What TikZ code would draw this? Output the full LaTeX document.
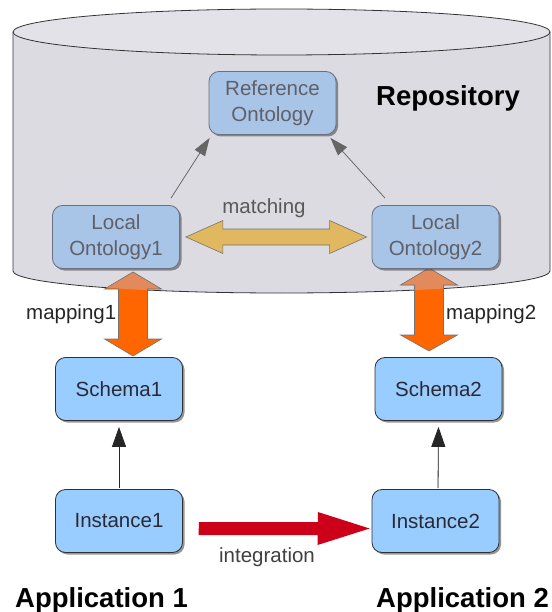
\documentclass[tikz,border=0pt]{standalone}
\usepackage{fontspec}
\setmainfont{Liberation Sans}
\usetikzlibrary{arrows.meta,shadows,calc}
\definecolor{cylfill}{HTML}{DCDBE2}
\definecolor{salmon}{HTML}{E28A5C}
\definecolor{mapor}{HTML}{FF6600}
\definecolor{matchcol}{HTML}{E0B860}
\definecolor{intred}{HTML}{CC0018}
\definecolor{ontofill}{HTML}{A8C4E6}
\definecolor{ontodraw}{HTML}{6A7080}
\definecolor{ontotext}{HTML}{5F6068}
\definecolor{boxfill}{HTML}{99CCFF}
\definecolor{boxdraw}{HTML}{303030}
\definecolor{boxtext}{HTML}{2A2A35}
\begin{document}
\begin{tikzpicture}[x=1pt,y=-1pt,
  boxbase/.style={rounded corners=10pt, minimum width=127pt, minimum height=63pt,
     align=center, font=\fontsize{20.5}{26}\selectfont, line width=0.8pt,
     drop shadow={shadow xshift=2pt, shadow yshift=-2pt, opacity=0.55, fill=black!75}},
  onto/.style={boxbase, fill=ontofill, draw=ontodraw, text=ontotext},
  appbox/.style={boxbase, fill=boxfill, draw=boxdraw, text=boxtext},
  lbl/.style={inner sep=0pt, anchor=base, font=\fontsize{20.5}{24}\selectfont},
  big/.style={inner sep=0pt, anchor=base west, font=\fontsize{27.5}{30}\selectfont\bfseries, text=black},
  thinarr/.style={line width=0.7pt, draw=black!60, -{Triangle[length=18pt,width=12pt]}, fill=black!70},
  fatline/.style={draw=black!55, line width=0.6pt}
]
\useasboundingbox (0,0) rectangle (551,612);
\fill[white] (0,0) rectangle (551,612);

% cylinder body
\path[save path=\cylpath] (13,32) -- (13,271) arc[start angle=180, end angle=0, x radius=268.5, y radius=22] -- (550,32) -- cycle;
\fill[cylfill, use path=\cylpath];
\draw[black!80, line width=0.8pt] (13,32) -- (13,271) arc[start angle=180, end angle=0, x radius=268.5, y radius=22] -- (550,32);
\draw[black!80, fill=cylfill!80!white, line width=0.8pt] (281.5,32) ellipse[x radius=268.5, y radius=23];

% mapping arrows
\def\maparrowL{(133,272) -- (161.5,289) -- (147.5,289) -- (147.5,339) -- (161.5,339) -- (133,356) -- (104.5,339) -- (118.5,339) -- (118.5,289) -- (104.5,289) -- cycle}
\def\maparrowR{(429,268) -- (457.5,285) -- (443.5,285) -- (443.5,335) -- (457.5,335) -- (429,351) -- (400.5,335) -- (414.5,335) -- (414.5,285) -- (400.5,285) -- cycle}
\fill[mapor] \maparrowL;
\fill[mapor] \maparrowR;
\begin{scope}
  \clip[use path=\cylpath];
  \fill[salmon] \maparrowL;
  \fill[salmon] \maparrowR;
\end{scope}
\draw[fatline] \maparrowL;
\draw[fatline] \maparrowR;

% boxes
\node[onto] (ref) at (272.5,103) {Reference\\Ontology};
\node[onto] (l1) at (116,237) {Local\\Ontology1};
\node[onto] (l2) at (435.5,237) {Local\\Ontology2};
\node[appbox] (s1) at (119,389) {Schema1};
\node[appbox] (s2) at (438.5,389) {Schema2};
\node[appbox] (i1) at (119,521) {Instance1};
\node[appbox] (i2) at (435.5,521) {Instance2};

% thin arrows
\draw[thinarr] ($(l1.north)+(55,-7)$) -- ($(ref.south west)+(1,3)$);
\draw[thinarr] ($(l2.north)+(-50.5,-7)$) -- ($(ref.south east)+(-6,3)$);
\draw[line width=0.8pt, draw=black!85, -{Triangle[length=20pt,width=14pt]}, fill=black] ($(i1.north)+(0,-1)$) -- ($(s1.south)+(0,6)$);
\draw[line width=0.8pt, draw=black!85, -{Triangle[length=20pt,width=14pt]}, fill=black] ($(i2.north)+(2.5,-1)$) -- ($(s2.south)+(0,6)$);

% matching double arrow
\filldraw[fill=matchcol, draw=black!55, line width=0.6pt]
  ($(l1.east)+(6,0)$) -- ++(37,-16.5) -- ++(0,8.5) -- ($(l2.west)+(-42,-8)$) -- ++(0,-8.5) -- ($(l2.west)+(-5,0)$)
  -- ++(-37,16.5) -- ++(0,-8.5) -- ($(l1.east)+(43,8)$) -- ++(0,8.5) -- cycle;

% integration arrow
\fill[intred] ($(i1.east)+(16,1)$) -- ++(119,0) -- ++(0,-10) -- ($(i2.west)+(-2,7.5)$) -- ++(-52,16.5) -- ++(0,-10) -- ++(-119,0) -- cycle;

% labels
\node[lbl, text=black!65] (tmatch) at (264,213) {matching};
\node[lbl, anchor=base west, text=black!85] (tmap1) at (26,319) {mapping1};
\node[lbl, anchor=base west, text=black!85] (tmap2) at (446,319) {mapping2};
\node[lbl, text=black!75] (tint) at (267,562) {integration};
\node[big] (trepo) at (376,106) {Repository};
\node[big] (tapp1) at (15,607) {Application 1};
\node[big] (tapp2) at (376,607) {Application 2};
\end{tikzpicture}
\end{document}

*WORK TO DO*
Without the pictures, copy the material exactly as given.

*WRITTEN ANSWER*
What TikZ code would draw this? Output the full LaTeX document.
\documentclass[tikz,border=0pt]{standalone}
\usepackage{fontspec}
\setmainfont{Liberation Sans}
\usetikzlibrary{arrows.meta,shadows,calc}
\definecolor{cylfill}{HTML}{DCDBE2}
\definecolor{salmon}{HTML}{E28A5C}
\definecolor{mapor}{HTML}{FF6600}
\definecolor{matchcol}{HTML}{E0B860}
\definecolor{intred}{HTML}{CC0018}
\definecolor{ontofill}{HTML}{A8C4E6}
\definecolor{ontodraw}{HTML}{6A7080}
\definecolor{ontotext}{HTML}{5F6068}
\definecolor{boxfill}{HTML}{99CCFF}
\definecolor{boxdraw}{HTML}{303030}
\definecolor{boxtext}{HTML}{2A2A35}
\begin{document}
\begin{tikzpicture}[x=1pt,y=-1pt,
  boxbase/.style={rounded corners=10pt, minimum width=127pt, minimum height=63pt,
     align=center, font=\fontsize{20.5}{26}\selectfont, line width=0.8pt,
     drop shadow={shadow xshift=2pt, shadow yshift=-2pt, opacity=0.55, fill=black!75}},
  onto/.style={boxbase, fill=ontofill, draw=ontodraw, text=ontotext},
  appbox/.style={boxbase, fill=boxfill, draw=boxdraw, text=boxtext},
  lbl/.style={inner sep=0pt, anchor=base, font=\fontsize{20.5}{24}\selectfont},
  big/.style={inner sep=0pt, anchor=base west, font=\fontsize{27.5}{30}\selectfont\bfseries, text=black},
  thinarr/.style={line width=0.7pt, draw=black!60, -{Triangle[length=18pt,width=12pt]}, fill=black!70},
  fatline/.style={draw=black!55, line width=0.6pt}
]
\useasboundingbox (0,0) rectangle (551,612);
\fill[white] (0,0) rectangle (551,612);

% cylinder body
\path[save path=\cylpath] (13,32) -- (13,271) arc[start angle=180, end angle=0, x radius=268.5, y radius=22] -- (550,32) -- cycle;
\fill[cylfill, use path=\cylpath];
\draw[black!80, line width=0.8pt] (13,32) -- (13,271) arc[start angle=180, end angle=0, x radius=268.5, y radius=22] -- (550,32);
\draw[black!80, fill=cylfill!80!white, line width=0.8pt] (281.5,32) ellipse[x radius=268.5, y radius=23];

% mapping arrows
\def\maparrowL{(133,272) -- (161.5,289) -- (147.5,289) -- (147.5,339) -- (161.5,339) -- (133,356) -- (104.5,339) -- (118.5,339) -- (118.5,289) -- (104.5,289) -- cycle}
\def\maparrowR{(429,268) -- (457.5,285) -- (443.5,285) -- (443.5,335) -- (457.5,335) -- (429,351) -- (400.5,335) -- (414.5,335) -- (414.5,285) -- (400.5,285) -- cycle}
\fill[mapor] \maparrowL;
\fill[mapor] \maparrowR;
\begin{scope}
  \clip[use path=\cylpath];
  \fill[salmon] \maparrowL;
  \fill[salmon] \maparrowR;
\end{scope}
\draw[fatline] \maparrowL;
\draw[fatline] \maparrowR;

% boxes
\node[onto] (ref) at (272.5,103) {Reference\\Ontology};
\node[onto] (l1) at (116,237) {Local\\Ontology1};
\node[onto] (l2) at (435.5,237) {Local\\Ontology2};
\node[appbox] (s1) at (119,389) {Schema1};
\node[appbox] (s2) at (438.5,389) {Schema2};
\node[appbox] (i1) at (119,521) {Instance1};
\node[appbox] (i2) at (435.5,521) {Instance2};

% thin arrows
\draw[thinarr] ($(l1.north)+(55,-7)$) -- ($(ref.south west)+(1,3)$);
\draw[thinarr] ($(l2.north)+(-50.5,-7)$) -- ($(ref.south east)+(-6,3)$);
\draw[line width=0.8pt, draw=black!85, -{Triangle[length=20pt,width=14pt]}, fill=black] ($(i1.north)+(0,-1)$) -- ($(s1.south)+(0,6)$);
\draw[line width=0.8pt, draw=black!85, -{Triangle[length=20pt,width=14pt]}, fill=black] ($(i2.north)+(2.5,-1)$) -- ($(s2.south)+(0,6)$);

% matching double arrow
\filldraw[fill=matchcol, draw=black!55, line width=0.6pt]
  ($(l1.east)+(6,0)$) -- ++(37,-16.5) -- ++(0,8.5) -- ($(l2.west)+(-42,-8)$) -- ++(0,-8.5) -- ($(l2.west)+(-5,0)$)
  -- ++(-37,16.5) -- ++(0,-8.5) -- ($(l1.east)+(43,8)$) -- ++(0,8.5) -- cycle;

% integration arrow
\fill[intred] ($(i1.east)+(16,1)$) -- ++(119,0) -- ++(0,-10) -- ($(i2.west)+(-2,7.5)$) -- ++(-52,16.5) -- ++(0,-10) -- ++(-119,0) -- cycle;

% labels
\node[lbl, text=black!65] (tmatch) at (264,213) {matching};
\node[lbl, anchor=base west, text=black!85] (tmap1) at (26,319) {mapping1};
\node[lbl, anchor=base west, text=black!85] (tmap2) at (446,319) {mapping2};
\node[lbl, text=black!75] (tint) at (267,562) {integration};
\node[big] (trepo) at (376,106) {Repository};
\node[big] (tapp1) at (15,607) {Application 1};
\node[big] (tapp2) at (376,607) {Application 2};
\end{tikzpicture}
\end{document}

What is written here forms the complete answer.